● Job
Starting at the line containing "Convert this chart to matplotlib code.", please quote every line up to and including the line containing "nieve_p01 = [6675, 6560, 6220, 6155, 5720]", exactly, and nothing beyond.

╭─ Listing

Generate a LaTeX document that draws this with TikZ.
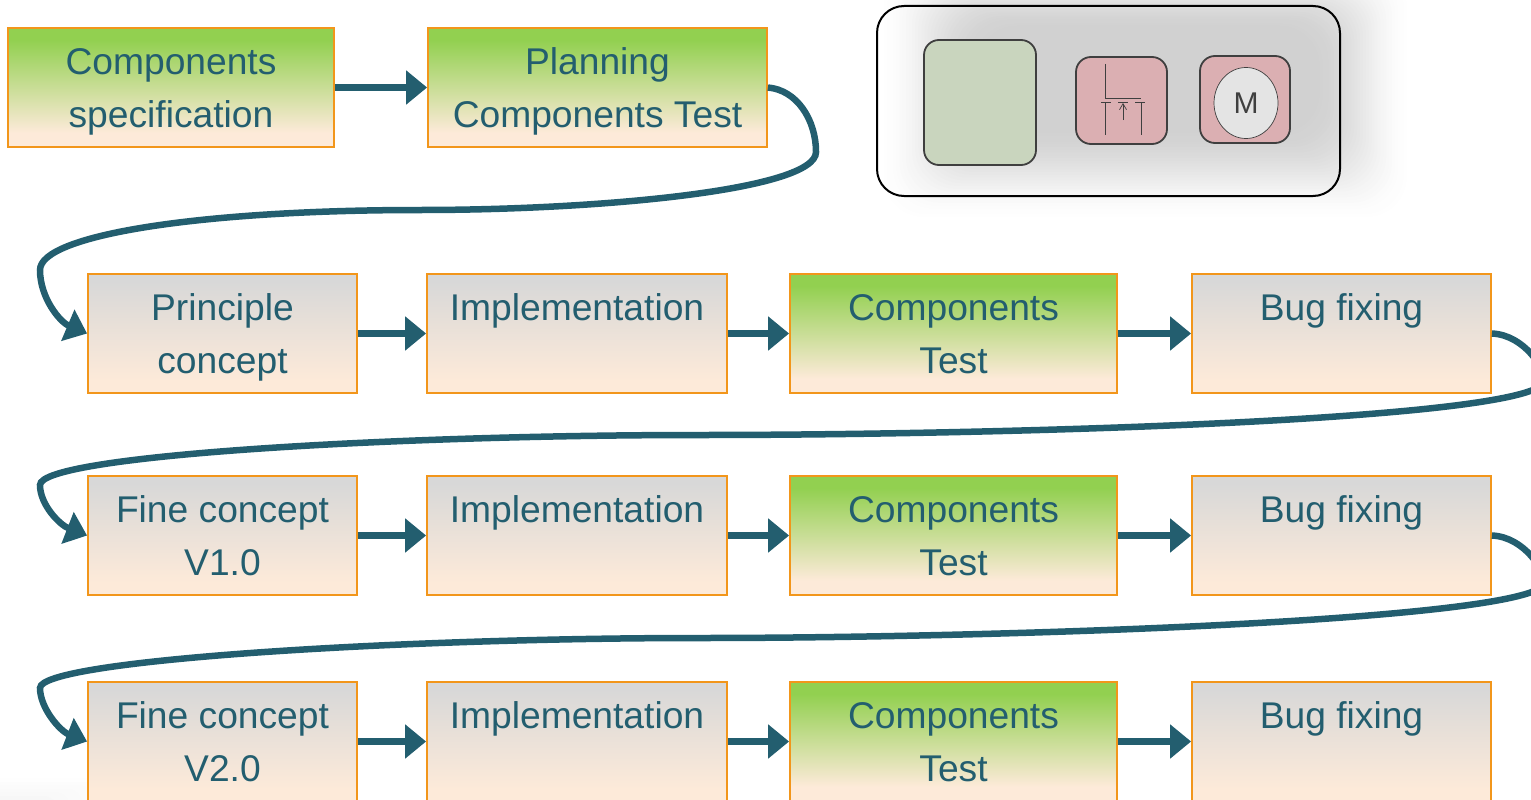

╰─
╭─ Listing

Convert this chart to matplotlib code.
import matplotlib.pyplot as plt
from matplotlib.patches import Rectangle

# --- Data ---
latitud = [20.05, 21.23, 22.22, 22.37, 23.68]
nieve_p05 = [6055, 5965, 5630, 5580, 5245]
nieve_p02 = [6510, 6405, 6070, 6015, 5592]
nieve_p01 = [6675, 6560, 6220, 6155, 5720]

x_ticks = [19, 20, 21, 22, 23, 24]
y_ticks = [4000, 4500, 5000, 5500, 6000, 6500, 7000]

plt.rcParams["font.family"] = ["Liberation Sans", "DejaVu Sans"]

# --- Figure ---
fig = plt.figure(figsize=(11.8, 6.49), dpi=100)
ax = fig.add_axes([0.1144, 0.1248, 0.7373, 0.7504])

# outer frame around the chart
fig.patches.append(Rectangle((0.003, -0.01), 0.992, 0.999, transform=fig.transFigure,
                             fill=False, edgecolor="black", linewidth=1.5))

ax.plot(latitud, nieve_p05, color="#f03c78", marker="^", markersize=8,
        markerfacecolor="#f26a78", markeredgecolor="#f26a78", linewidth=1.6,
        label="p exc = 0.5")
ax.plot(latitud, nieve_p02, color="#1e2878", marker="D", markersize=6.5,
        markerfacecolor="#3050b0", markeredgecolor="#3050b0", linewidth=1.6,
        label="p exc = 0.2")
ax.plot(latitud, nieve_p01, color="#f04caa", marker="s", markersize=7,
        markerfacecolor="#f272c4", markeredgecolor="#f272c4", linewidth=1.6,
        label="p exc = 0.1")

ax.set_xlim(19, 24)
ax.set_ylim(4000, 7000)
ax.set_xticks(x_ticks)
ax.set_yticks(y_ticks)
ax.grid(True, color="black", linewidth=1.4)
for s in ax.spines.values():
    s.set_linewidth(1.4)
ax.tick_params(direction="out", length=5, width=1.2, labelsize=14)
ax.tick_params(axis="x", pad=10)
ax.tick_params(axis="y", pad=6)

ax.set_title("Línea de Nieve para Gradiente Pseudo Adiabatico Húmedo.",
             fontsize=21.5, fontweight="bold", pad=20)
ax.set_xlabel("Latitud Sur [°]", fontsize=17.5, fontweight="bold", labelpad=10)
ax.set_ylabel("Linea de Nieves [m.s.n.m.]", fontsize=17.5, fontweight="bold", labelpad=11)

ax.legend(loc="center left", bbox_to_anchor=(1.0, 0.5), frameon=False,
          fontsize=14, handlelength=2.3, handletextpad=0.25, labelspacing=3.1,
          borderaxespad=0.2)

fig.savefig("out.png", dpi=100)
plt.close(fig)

╰─
╭─ Listing

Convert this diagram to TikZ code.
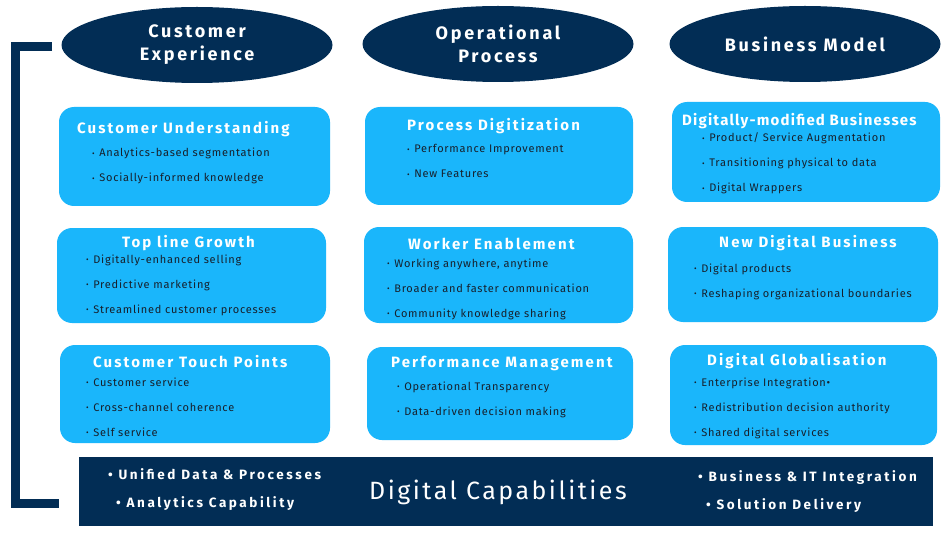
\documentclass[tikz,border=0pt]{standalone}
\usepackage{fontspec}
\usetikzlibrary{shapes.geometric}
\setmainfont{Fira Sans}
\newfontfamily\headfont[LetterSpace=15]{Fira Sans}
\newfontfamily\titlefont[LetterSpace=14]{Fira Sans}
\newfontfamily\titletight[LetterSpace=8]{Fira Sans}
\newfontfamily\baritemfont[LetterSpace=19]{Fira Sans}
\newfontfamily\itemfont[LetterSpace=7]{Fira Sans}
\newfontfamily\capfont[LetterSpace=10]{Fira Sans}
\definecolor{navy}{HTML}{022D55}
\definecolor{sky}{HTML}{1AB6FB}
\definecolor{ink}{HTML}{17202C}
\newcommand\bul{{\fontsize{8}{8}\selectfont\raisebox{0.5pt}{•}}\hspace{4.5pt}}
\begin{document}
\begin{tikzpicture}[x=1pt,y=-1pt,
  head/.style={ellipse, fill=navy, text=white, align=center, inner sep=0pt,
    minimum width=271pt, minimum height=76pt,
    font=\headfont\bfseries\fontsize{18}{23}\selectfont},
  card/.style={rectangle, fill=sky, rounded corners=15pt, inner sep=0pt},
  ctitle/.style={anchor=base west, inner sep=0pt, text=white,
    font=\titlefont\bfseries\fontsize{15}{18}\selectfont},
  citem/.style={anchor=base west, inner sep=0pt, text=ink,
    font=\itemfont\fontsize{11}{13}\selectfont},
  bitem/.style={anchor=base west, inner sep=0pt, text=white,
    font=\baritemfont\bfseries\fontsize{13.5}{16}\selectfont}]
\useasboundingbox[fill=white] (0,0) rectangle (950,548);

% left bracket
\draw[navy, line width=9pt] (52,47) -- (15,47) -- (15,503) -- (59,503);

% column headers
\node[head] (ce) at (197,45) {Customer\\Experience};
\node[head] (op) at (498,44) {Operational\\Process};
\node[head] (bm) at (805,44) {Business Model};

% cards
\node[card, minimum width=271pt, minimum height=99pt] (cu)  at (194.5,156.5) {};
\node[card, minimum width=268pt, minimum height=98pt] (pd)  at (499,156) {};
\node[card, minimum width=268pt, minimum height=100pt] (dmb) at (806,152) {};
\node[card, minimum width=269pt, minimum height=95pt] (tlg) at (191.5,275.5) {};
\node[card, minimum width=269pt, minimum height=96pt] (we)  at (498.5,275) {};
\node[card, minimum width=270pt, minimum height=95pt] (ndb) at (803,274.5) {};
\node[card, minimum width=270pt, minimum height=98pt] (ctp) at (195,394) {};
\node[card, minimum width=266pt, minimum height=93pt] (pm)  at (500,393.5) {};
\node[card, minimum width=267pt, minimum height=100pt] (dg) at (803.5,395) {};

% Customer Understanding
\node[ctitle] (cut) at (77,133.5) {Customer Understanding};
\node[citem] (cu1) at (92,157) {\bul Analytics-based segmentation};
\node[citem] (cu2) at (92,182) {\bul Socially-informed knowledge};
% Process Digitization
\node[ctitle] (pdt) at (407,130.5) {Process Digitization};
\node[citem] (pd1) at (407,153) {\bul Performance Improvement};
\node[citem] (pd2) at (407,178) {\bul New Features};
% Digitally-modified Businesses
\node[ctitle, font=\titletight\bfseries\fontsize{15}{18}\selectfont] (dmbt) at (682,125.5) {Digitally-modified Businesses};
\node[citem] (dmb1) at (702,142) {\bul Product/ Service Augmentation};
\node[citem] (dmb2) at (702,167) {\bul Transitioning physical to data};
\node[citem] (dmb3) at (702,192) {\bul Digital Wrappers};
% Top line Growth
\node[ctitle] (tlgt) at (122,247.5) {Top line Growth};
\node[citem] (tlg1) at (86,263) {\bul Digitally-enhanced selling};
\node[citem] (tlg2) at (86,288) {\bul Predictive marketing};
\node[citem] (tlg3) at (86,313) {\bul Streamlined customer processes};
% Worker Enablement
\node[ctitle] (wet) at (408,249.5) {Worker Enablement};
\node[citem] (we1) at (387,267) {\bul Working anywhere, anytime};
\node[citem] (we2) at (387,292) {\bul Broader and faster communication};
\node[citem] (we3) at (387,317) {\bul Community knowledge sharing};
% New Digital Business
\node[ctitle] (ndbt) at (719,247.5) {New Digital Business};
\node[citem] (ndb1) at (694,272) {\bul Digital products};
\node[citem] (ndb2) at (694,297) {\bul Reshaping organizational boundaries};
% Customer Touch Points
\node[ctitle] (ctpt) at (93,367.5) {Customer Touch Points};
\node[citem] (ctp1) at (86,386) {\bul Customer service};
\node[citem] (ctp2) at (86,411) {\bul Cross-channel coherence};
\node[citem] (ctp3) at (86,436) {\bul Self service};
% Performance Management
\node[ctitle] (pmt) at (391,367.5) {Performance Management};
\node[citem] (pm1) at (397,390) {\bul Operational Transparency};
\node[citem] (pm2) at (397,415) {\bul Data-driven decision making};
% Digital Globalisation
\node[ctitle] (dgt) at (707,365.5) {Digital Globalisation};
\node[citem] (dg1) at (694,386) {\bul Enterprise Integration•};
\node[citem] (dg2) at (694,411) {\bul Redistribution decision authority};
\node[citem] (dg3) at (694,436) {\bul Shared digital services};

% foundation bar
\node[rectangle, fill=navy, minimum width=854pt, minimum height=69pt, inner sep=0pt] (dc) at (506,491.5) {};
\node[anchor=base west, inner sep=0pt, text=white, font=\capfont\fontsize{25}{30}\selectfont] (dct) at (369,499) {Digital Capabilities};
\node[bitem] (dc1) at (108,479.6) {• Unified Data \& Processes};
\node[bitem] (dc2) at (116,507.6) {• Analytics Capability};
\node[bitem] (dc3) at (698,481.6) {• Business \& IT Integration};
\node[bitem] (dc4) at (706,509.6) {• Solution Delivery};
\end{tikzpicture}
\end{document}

╰─

● Solution for this problem
Convert this chart to matplotlib code.
import matplotlib.pyplot as plt
from matplotlib.patches import Rectangle

# --- Data ---
latitud = [20.05, 21.23, 22.22, 22.37, 23.68]
nieve_p05 = [6055, 5965, 5630, 5580, 5245]
nieve_p02 = [6510, 6405, 6070, 6015, 5592]
nieve_p01 = [6675, 6560, 6220, 6155, 5720]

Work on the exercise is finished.